Autre élément de réflexion ; placé au centre du cadre d’exposition, un tunnel s’ouvre au spectateur pour y découvrir en son centre une expérience en réalité virtuelle. Là, le casque vissé sur les yeux, le spectateur plonge dans un décor de sable et d’eau, où deux figures féminines se confrontent, courant l’une vers l’autre au ralenti. Le spectateur au centre de leur confrontation, doute de leurs intentions à son égard. Mais là – encore – n’est pas la réponse, ces personnages mythiques, issus d’une gorgone dédoublée, s’auto-pétrifient au dernier moment. Même Markiewicz et Piron n’ont pas de conclusion là-dessus, pourtant au moins une certitude persiste, « on a toujours le choix de la bataille ou du baiser. Soit on est du côté de Trump qui bousille tout, soit on est du côté de… ». Aussi, sans trouver de nom à donner, on comprend ce que Markiewicz et Piron tentent de finir de formuler. Car si aucun nom ne sort spontanément, on est convaincu qu’ils se rangeraient du côté de l’humanité plutôt que l’inverse.

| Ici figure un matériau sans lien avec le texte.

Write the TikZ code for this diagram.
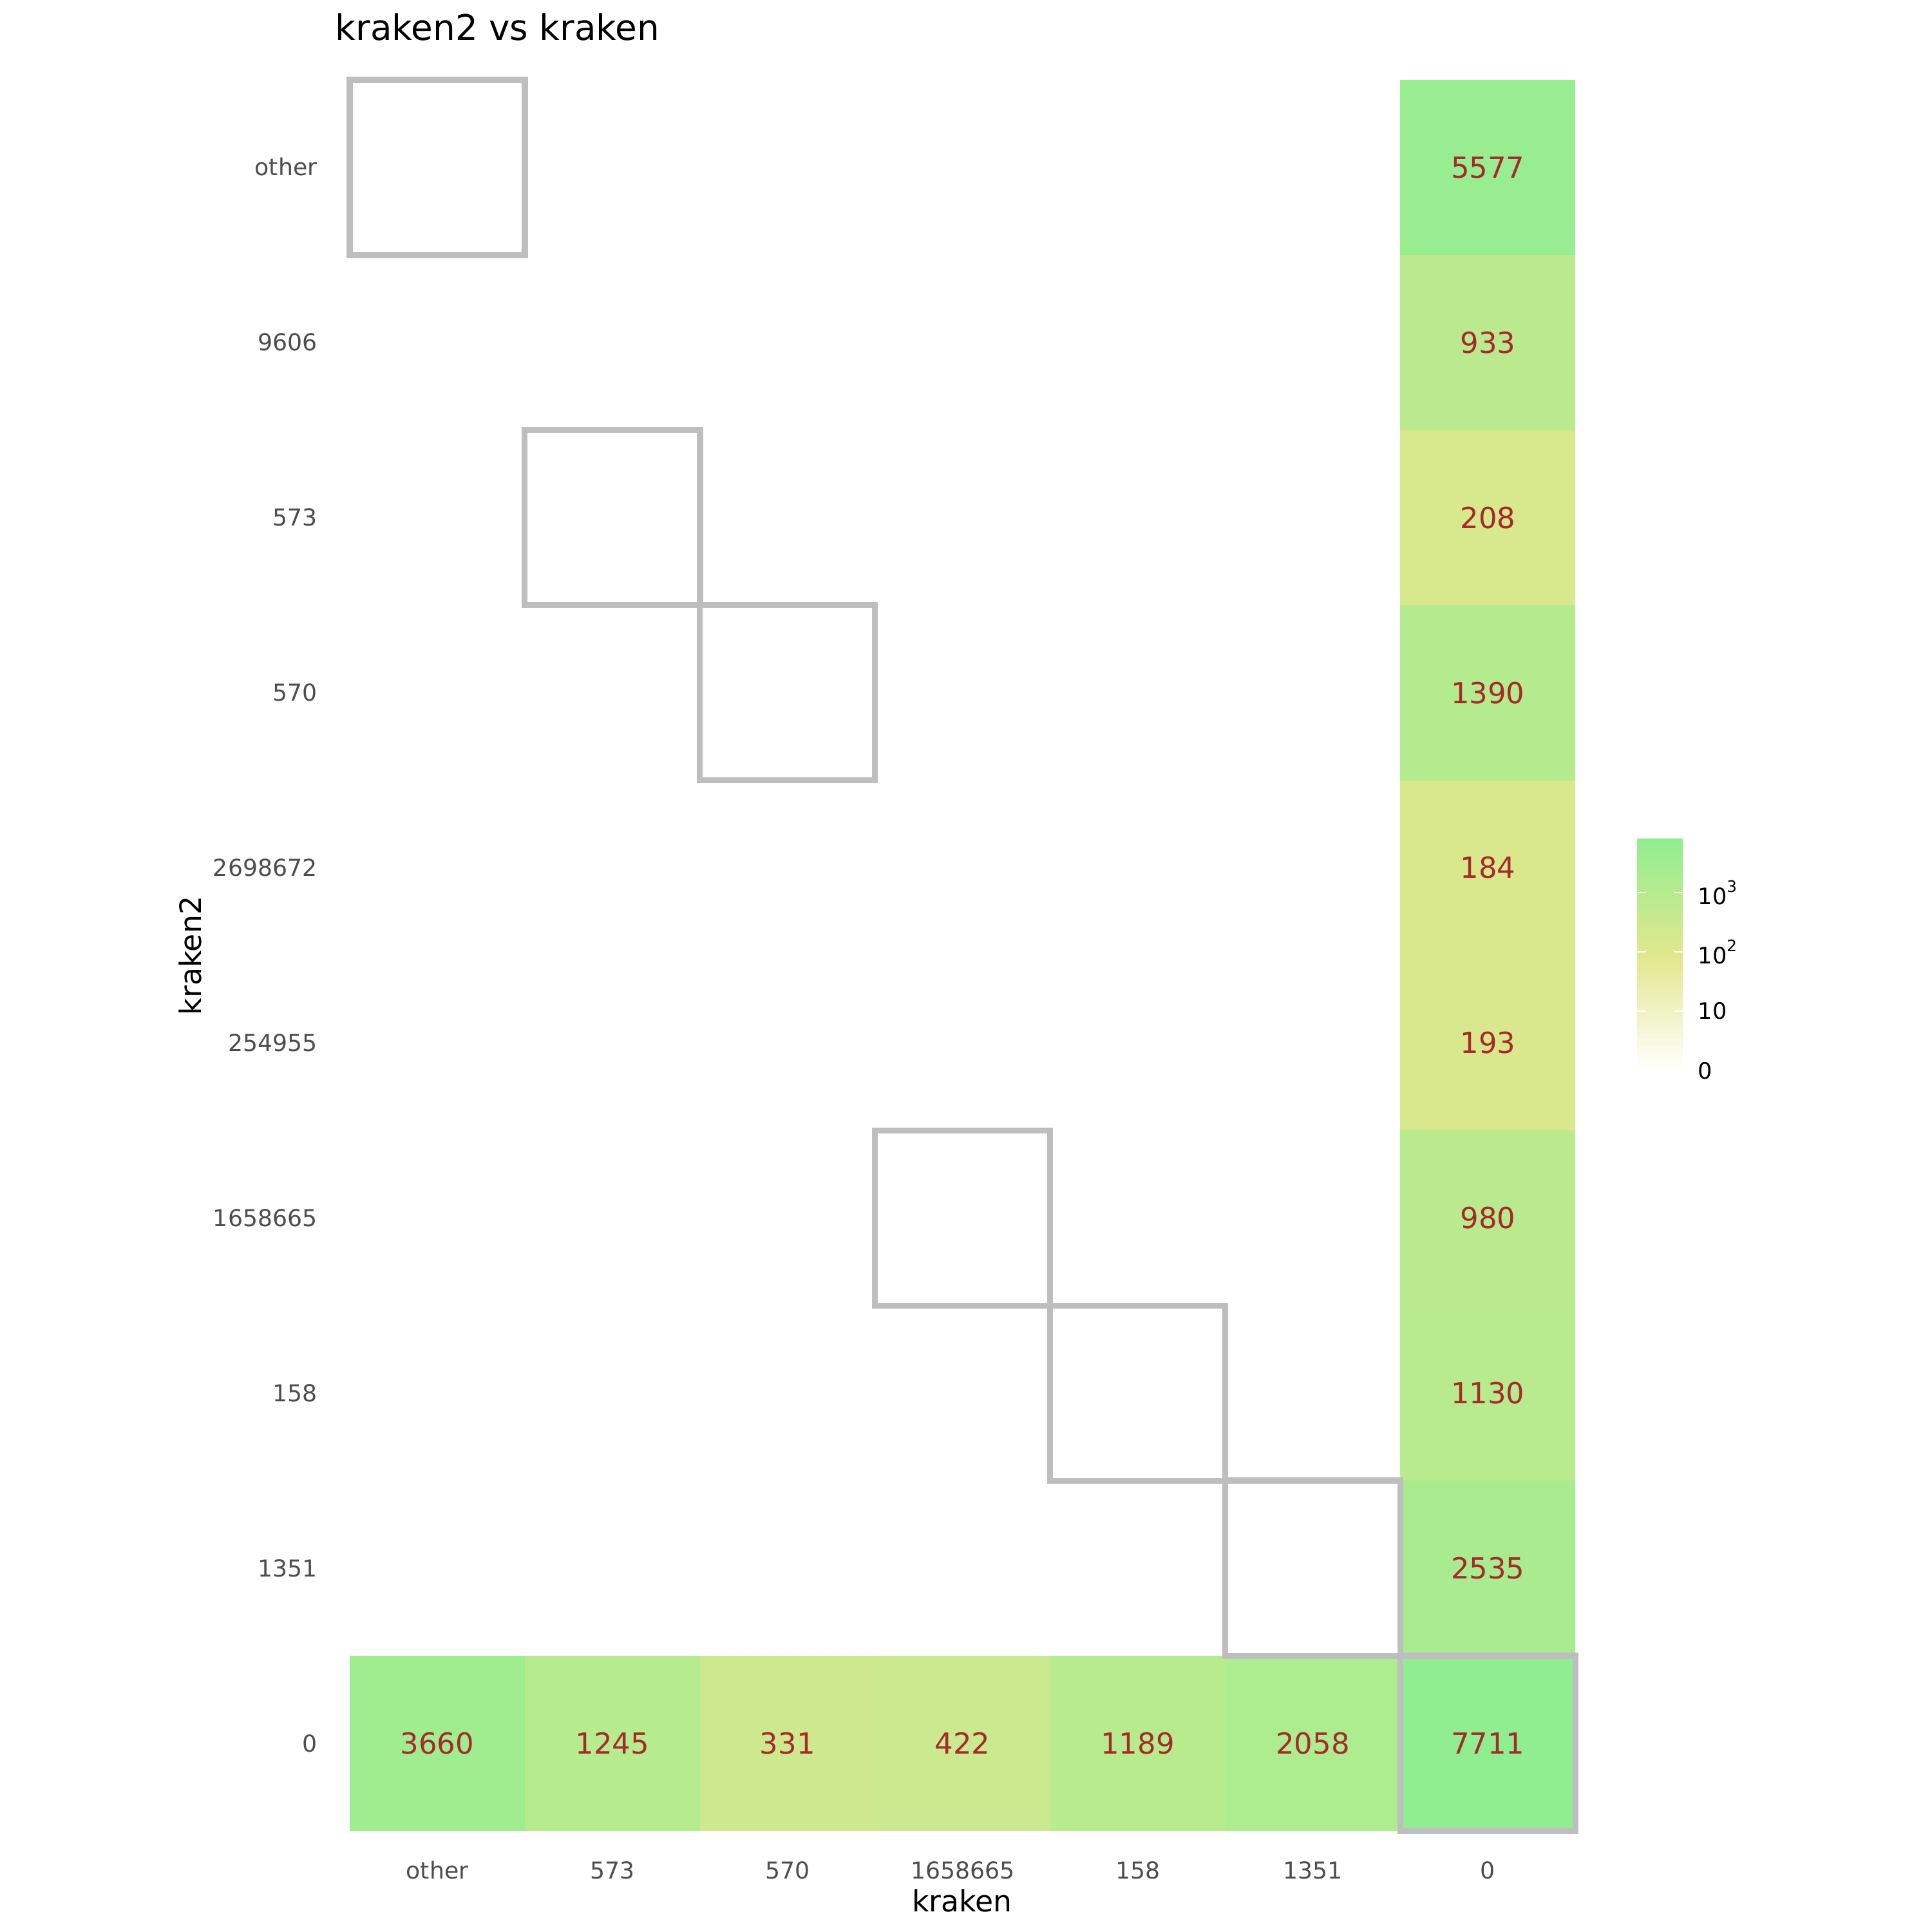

Finalement, pfh* c’est le récit de ce qui détruit et divise l’humanité mais aussi ce qui peut changer le cours de son histoire, « Les confrontations populaires sont effroyables de par leurs actes et en même temps, elles sont magnifiques, car on y retrouve l’humanité », explique Karolina Markiewicz. De ce postulat, on découvre une exposition visuellement attirante, construite par des jeux de lumières vivaces (Jaakes Hoffmann, Discolux), une ambiance sonore qui nous happe, agrémentée de la musique signée Kevin Muhlen, Ásta Sigurdardottir au chant et les narratrices Elisabet Johannesdottir et Amandine Truffy. Derrière le « décorum », des intentions et affections théoriques du duo, se dévoile une recherche artistique dépassant ses propres questionnements, livrant un sentiment d’angoisse et à la fois beaucoup d’espoir.